During the news conference, Silver responded by saying, "I understand that there are consequences from that exercise of, in essence, [Morey's] freedom of speech, and we will have to live with those consequences." He also unequivocally said that the league is not apologizing for Morey's comments.

"We are not apologizing for Daryl exercising his freedom of expression," Silver said. "I regret, again, having communicated directly with many friends in China, that so many people are upset, including millions and millions of our fans. At the end of the day, we come with basketball as an opportunity to sell dreams, sell hopes, to increasingly focus on physical fitness, mental health. To the extent that we are causing disruption in people's lives and that we are causing disharmony, that's something I regret."

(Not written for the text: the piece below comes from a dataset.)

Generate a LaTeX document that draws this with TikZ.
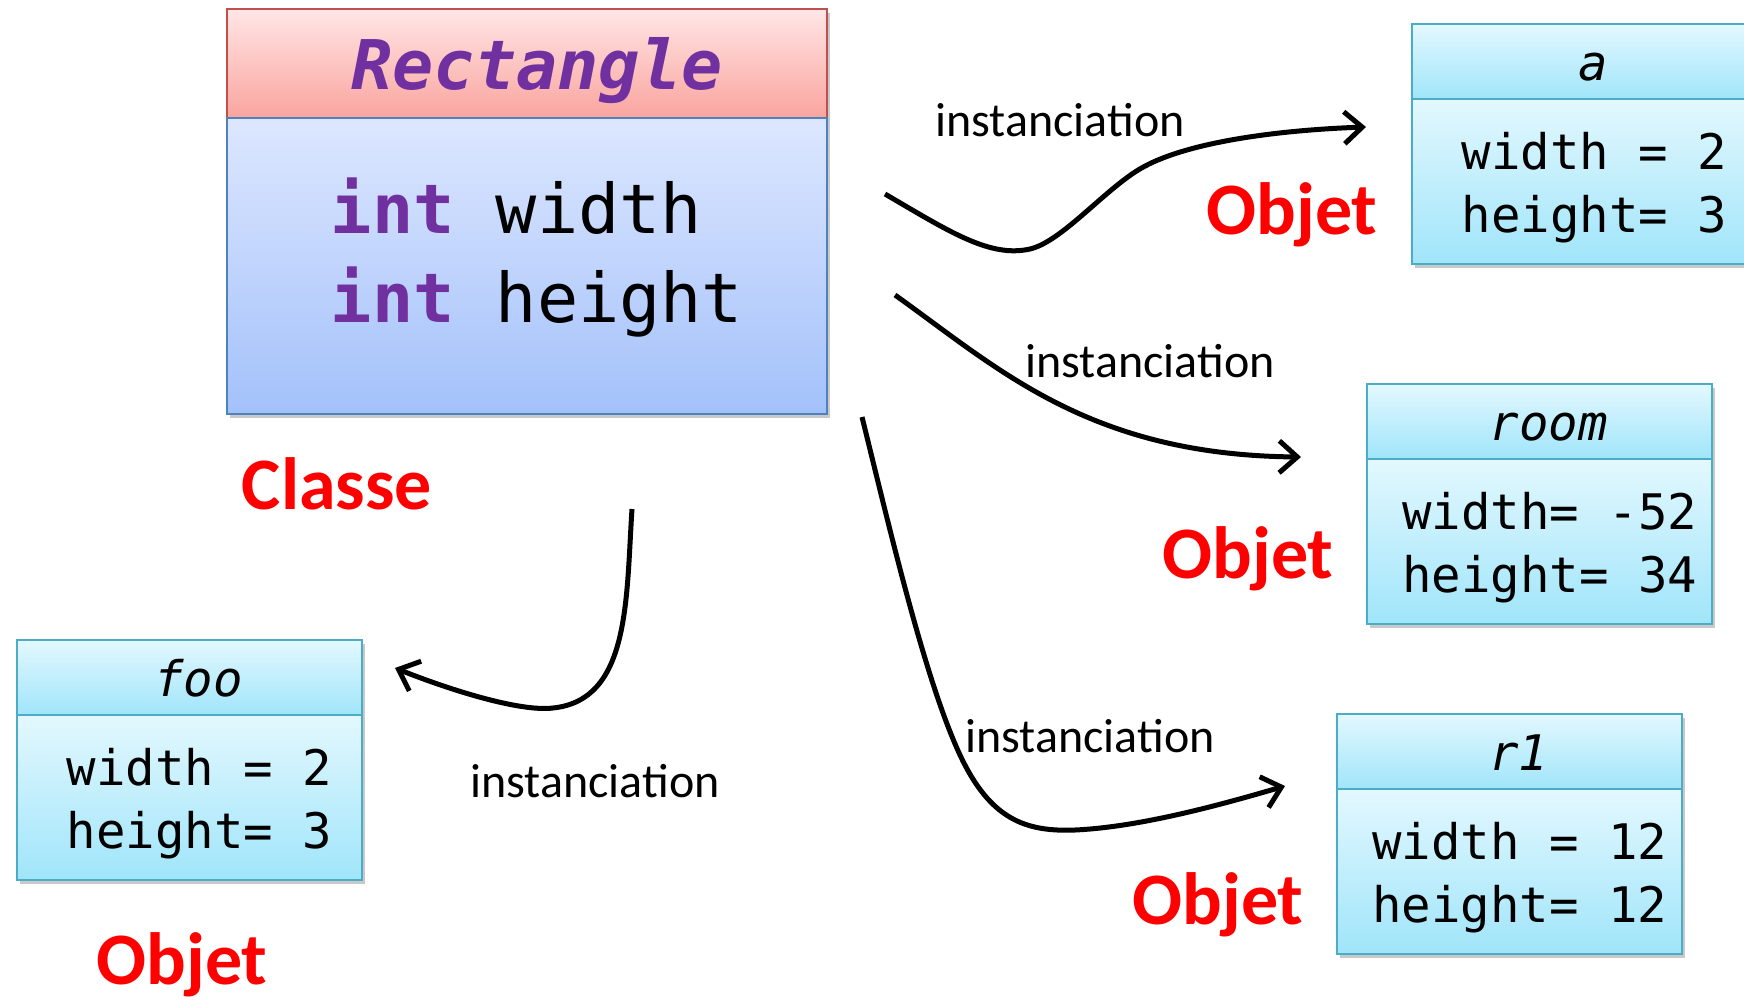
\documentclass[tikz,border=0pt]{standalone}
\usepackage{fontspec}
\setmainfont{Carlito}
\setmonofont{DejaVu Sans Mono}
\usetikzlibrary{arrows.meta,shadows,positioning}

\definecolor{clsline}{HTML}{C0504D}
\definecolor{clstop}{HTML}{FFE6E6}
\definecolor{clsbot}{HTML}{FAA49E}
\definecolor{bodyline}{HTML}{4F81BD}
\definecolor{bodytop}{HTML}{DDE7FF}
\definecolor{bodybot}{HTML}{A3C1FA}
\definecolor{objline}{HTML}{4BACC6}
\definecolor{objtop}{HTML}{E3F8FE}
\definecolor{objbot}{HTML}{A0E5FA}
\definecolor{kwpurple}{HTML}{7030A0}
\definecolor{objred}{HTML}{FF0000}

\tikzset{
	boxshadow/.style={drop shadow={shadow xshift=3pt, shadow yshift=-4pt, opacity=0.3, fill=black!70}},
	clshead/.style={draw=clsline, line width=2pt, top color=clstop, bottom color=clsbot, minimum width=600pt, minimum height=109pt, inner sep=0pt, outer sep=0pt, text height=60pt, text depth=9pt, boxshadow, text=kwpurple, execute at begin node={\hspace*{20pt}}, font=\fontsize{68.5}{89}\selectfont\ttfamily\bfseries\itshape},
	clsbody/.style={draw=bodyline, line width=2pt, top color=bodytop, bottom color=bodybot, minimum width=600pt, minimum height=296pt, inner sep=0pt, outer sep=0pt, text height=139pt, text depth=27pt, boxshadow, align=left, font=\fontsize{68.5}{89}\selectfont\ttfamily},
	objhead/.style={draw=objline, line width=2pt, top color=objtop, bottom color=objbot, minimum width=345pt, minimum height=75pt, inner sep=0pt, outer sep=0pt, text height=46pt, text depth=8pt, boxshadow, execute at begin node={\hspace*{18pt}}, font=\fontsize{49}{63}\selectfont\ttfamily\itshape},
	objbody/.style={draw=objline, line width=2pt, top color=objtop, bottom color=objbot, minimum width=345pt, minimum height=165pt, inner sep=0pt, outer sep=0pt, text height=109pt, text depth=7pt, boxshadow, align=left, font=\fontsize{49}{63}\selectfont\ttfamily},
	objet/.style={text=objred, font=\fontsize{74}{80}\selectfont\bfseries},
	inst/.style={font=\fontsize{48}{50}\selectfont},
	conn/.style={line width=5pt, -{Straight Barb[length=18pt,width=32pt]}}
}

\newcommand{\kw}[1]{{\bfseries\color{kwpurple}#1}}
\newcommand{\vals}[2]{\hspace*{20pt}#1\\\hspace*{20pt}#2}

\begin{document}
\begin{tikzpicture}[x=1pt,y=-1pt]
	\useasboundingbox (0,0) rectangle (1744,1001);

	\node[clshead, anchor=north west] (clsHead) at (227,9) {Rectangle};
	\node[clsbody, below=0pt of clsHead] (clsBody) {\vals{\kw{int} width}{\kw{int} height}};
	\node[objet] (clsLabel) at (337,484) {Classe};

	\node[objhead, anchor=north west] (aHead) at (1412,24) {a};
	\node[objbody, below=0pt of aHead] (aBody) {\vals{width = 2}{height= 3}};
	\node[objet] (aLabel) at (1292,215) {Objet};

	\node[objhead, anchor=north west] (roomHead) at (1367,384) {room};
	\node[objbody, below=0pt of roomHead] (roomBody) {\vals{width= -52}{height= 34}};
	\node[objet] (roomLabel) at (1248,559) {Objet};

	\node[objhead, anchor=north west] (rOneHead) at (1337,714) {r1};
	\node[objbody, below=0pt of rOneHead] (rOneBody) {\vals{width = 12}{height= 12}};
	\node[objet] (rOneLabel) at (1218,905) {Objet};

	\node[objhead, anchor=north west] (fooHead) at (17,640) {foo};
	\node[objbody, below=0pt of fooHead] (fooBody) {\vals{width = 2}{height= 3}};
	\node[objet] (fooLabel) at (182,965) {Objet};

	\node[inst] (instA) at (1060,120) {instanciation};
	\node[inst] (instRoom) at (1150,361) {instanciation};
	\node[inst] (instROne) at (1090,736) {instanciation};
	\node[inst] (instFoo) at (595,781) {instanciation};

	\coordinate (fromA) at (885,194);
	\coordinate (toA) at (1366,127);
	\coordinate (fromRoom) at (895,295);
	\coordinate (toRoom) at (1301,457);
	\coordinate (fromROne) at (862,417);
	\coordinate (toROne) at (1285,786);
	\coordinate (fromFoo) at (632,509);
	\coordinate (toFoo) at (395,668);

	\draw[conn] (fromA) .. controls (950,232) and (990,258) .. (1030,249) .. controls (1060,242) and (1100,195) .. (1135,172) .. controls (1180,142) and (1280,130) .. (toA);
	\draw[conn] (fromRoom) .. controls (1000,370) and (1090,455) .. (toRoom);
	\draw[conn] (fromROne) .. controls (890,530) and (925,680) .. (960,755) .. controls (990,819) and (1025,832) .. (1075,830) .. controls (1140,827) and (1220,805) .. (toROne);
	\draw[conn] (fromFoo) .. controls (626,600) and (630,700) .. (553,708) .. controls (520,712) and (450,690) .. (toFoo);
\end{tikzpicture}
\end{document}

Despite the decision from CCTV and possible cancellation of the two Lakers-Nets exhibition games, Silver is still planning to travel to China on Wednesday for those contests, which are set for Oct. 10 and 12. While there, Silver is hopeful to meet with Yao Ming, the current chairman of the Chinese Basketball Association, in order to repair the large rift created from Morey's tweet, and in turn, the league's response.

"I'm hoping together that Yao Ming and I can find accommodation," Silver said. "But he is extremely hot at the moment, and I understand it. There's no question that Daryl's tweet has hit what I would describe as a third-rail issue in China. I think Yao is extremely unsettled. I'm not quite sure he accepts how we are operating our business right now."

CCTV decided to pull the preseason NBA games in China from the airwaves because of a statement Silver released early Tuesday morning ahead of his scheduled press conference in Tokyo, which clarified the NBA's stance on the situation. Silver's statement came after the league's initial response was met with criticism and confusion from American fans and even caught the attention of many politicians, who criticized the league for "prioritizing profits over human rights." In Silver's statement, which can be read in full here, he said:

"It is inevitable that people around the world -- including from America and China -- will have different viewpoints over different issues. It is not the role of the NBA to to adjudicate those differences. However, the NBA will not put itself in a position of regulating what players, employees and team owners say or will not say on these issues. We simply could not operate that way."

That is a far stronger position to take than the previous statement the league released, and Silver clearly took notice of all the criticism the NBA has been receiving since then. While Silver hopes to reconcile when he lands in Shanghai, it's likely going to take much more than one short visit to the country and apologies from the likes of Morey and James Harden to resolve this dispute.